Monday, August 8, 2011

Holocaust poetry

Holocaust
by Barbara Sonek


We played, we laughed
we were loved.
We were ripped from the arms of our
parents and thrown into the fire.
We were nothing more than children.
We had a future. We were going to be lawyers, rabbis, wives, teachers, mothers. We had dreams, then we had no hope. We were taken away in the dead of night like cattle in cars, no air to breathe smothering, crying, starving, dying. Separated from the world to be no more. From the ashes, hear our plea. This atrocity to mankind can not happen again. Remember us, for we were the children whose dreams and lives were stolen away.

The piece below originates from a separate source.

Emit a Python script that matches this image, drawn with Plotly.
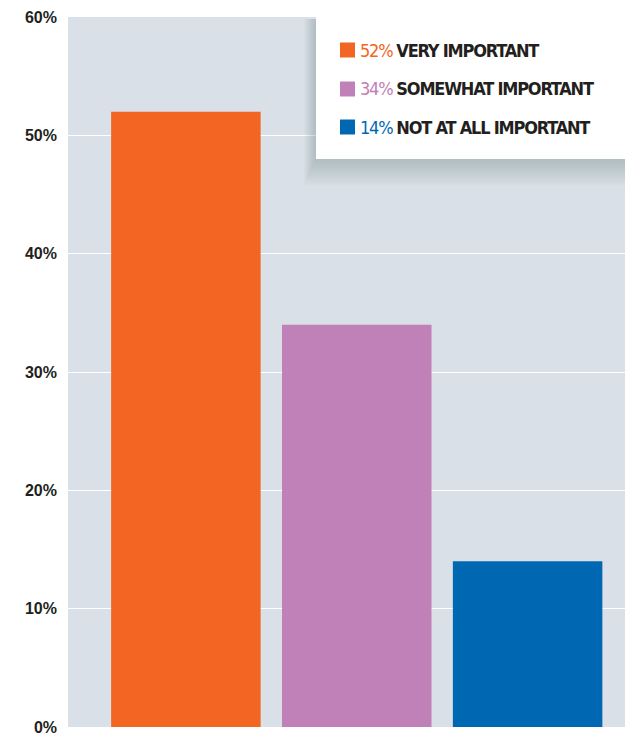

  1. What is your initial reaction to this poem? My reaction to this poem is that i feel upset hearing about the victums of the holocaust and how they felt and how they were treated.
  2. How does the author use 'we' in this poem? The author uses 'we' in this poem to talk about all the children who were tortured or killed in the concentration camps, and to talk about the potential all the children who were killed would have had.
  3. What are the verbs used in the first sentence? the verbs in the first sentence are 'played' and 'laughed' which tell us about the children s life before the concentration camp
  4. What are the verbs used in the second sentence? How do they contrast with those used in the first sentence? The verbs in the second sentence were 'ripped' and 'fire' which tells us about all the children who were killed in these camps apposed to played and laughed which tells us about the children happy life's before the concentration camp.
  5. What effect does the listing of 'lawyers, rabbis, wives, teachers, mothers'? What is it meant to signify? The potential that all these children who were killed would have had in the future.
  6. What simile is used in the poem and what effect does it have?
  7. How has the poet represented herself in the last sentence? she has represented herself as one of the children who were tormented in these camps.
  8. If you could communicate to this person, a victim of the Holocaust, what would you want to say? What do you feel that you must do in your life as a response to this poem? if i could communicate to this victum of the holcaust, i would want to ask them what they would have gone through in the camps and just how torturous it really was in these camps, i feel that i should do my best to make sure something like this would never happen again, that millions of people would not be killed just because of a backround/religion.